In the entries below, repeat only the lines between those holding "Give me the React, TypeScript" and "YAxis, CartesianGrid, LabelList", inclusive. Leave pictures out.

* begin Stored rows *

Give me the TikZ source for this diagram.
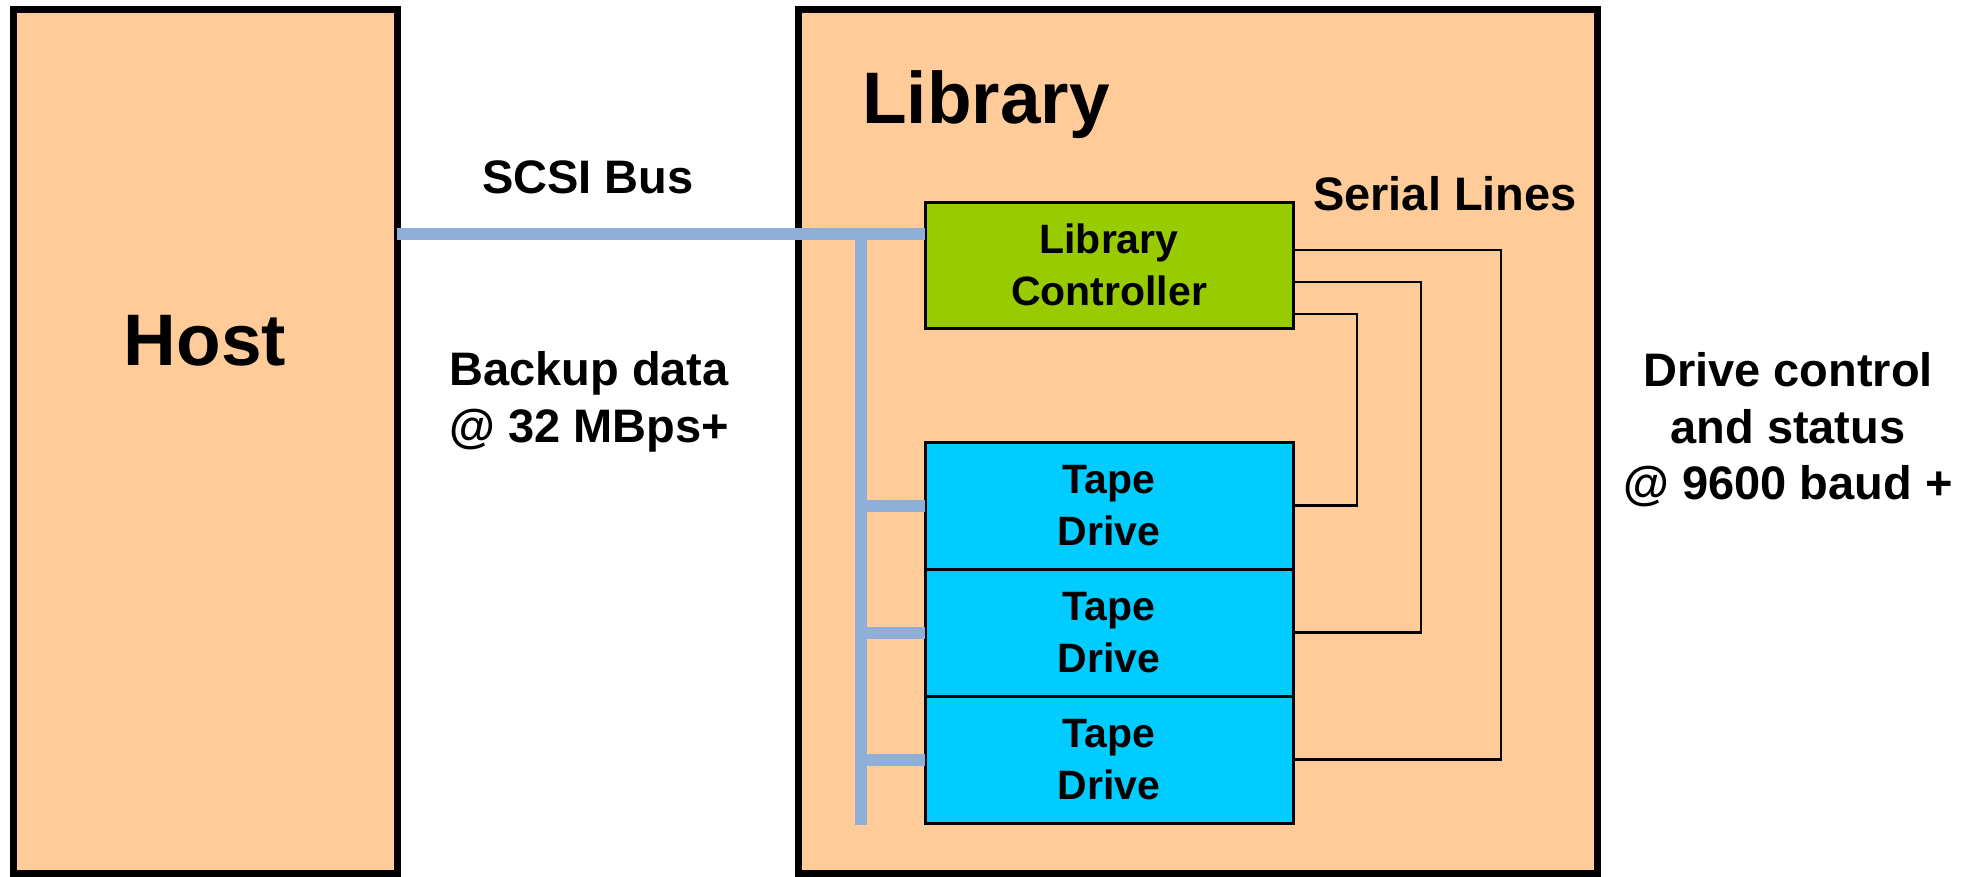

* end Stored rows *
* begin Stored rows *

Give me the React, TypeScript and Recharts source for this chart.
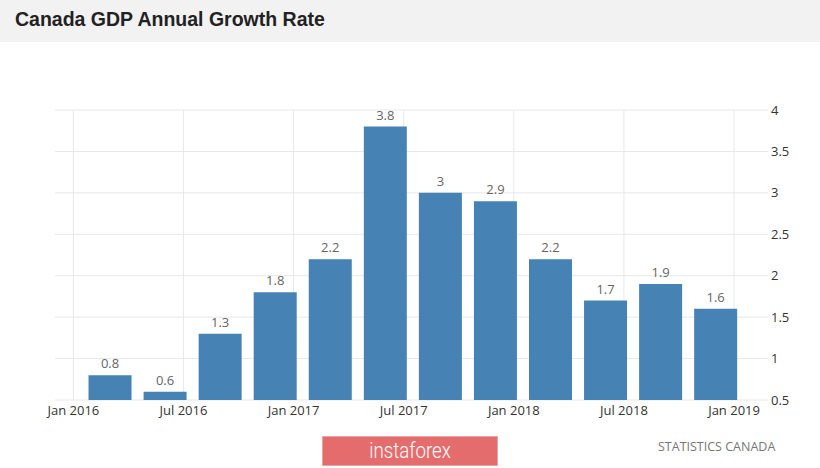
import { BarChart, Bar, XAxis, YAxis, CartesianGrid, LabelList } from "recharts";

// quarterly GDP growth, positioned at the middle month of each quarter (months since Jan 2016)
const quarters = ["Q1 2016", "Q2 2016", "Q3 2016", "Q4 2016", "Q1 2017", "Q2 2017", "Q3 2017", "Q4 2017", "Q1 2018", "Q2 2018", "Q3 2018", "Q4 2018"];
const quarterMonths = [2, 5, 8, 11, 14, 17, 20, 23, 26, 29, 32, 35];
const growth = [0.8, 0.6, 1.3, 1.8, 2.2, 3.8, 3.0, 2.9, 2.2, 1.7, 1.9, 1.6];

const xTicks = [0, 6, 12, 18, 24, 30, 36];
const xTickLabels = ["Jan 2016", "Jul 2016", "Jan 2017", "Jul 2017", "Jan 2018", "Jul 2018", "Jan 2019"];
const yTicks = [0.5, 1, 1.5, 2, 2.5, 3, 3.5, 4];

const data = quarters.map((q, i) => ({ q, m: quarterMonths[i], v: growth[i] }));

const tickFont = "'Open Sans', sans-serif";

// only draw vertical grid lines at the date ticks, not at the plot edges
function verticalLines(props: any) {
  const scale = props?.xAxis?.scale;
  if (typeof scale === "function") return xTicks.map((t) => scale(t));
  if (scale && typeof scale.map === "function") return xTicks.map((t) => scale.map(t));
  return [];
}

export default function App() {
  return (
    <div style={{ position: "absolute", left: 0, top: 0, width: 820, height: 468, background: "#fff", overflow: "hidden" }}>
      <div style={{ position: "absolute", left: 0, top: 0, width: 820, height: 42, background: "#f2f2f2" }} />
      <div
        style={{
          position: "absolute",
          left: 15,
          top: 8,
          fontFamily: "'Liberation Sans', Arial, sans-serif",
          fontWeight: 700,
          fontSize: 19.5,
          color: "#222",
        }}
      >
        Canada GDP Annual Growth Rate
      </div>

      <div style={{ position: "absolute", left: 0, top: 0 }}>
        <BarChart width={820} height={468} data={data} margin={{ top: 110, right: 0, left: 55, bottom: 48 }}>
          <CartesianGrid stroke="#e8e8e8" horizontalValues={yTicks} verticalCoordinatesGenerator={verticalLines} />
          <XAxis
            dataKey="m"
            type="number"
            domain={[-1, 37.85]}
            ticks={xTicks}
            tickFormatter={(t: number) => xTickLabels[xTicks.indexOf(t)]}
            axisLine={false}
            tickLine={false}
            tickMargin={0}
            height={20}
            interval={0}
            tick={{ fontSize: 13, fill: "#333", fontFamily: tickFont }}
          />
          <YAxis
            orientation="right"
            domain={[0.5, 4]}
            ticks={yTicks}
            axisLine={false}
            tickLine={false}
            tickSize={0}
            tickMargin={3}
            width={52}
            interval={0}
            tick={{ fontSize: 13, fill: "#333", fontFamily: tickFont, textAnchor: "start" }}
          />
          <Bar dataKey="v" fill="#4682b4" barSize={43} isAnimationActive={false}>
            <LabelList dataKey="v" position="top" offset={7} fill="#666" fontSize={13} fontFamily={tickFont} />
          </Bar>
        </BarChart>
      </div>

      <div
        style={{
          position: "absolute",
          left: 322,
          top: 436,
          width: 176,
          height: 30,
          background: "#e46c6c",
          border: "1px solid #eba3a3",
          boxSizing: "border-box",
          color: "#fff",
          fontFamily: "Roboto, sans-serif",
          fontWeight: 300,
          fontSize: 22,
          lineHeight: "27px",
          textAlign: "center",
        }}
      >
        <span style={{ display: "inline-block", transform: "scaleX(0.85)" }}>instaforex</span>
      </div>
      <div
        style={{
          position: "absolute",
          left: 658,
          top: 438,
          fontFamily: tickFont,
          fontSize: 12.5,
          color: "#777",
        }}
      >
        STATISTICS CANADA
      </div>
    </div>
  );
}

* end Stored rows *

Solution:
Give me the React, TypeScript and Recharts source for this chart.
import { BarChart, Bar, XAxis, YAxis, CartesianGrid, LabelList } from "recharts";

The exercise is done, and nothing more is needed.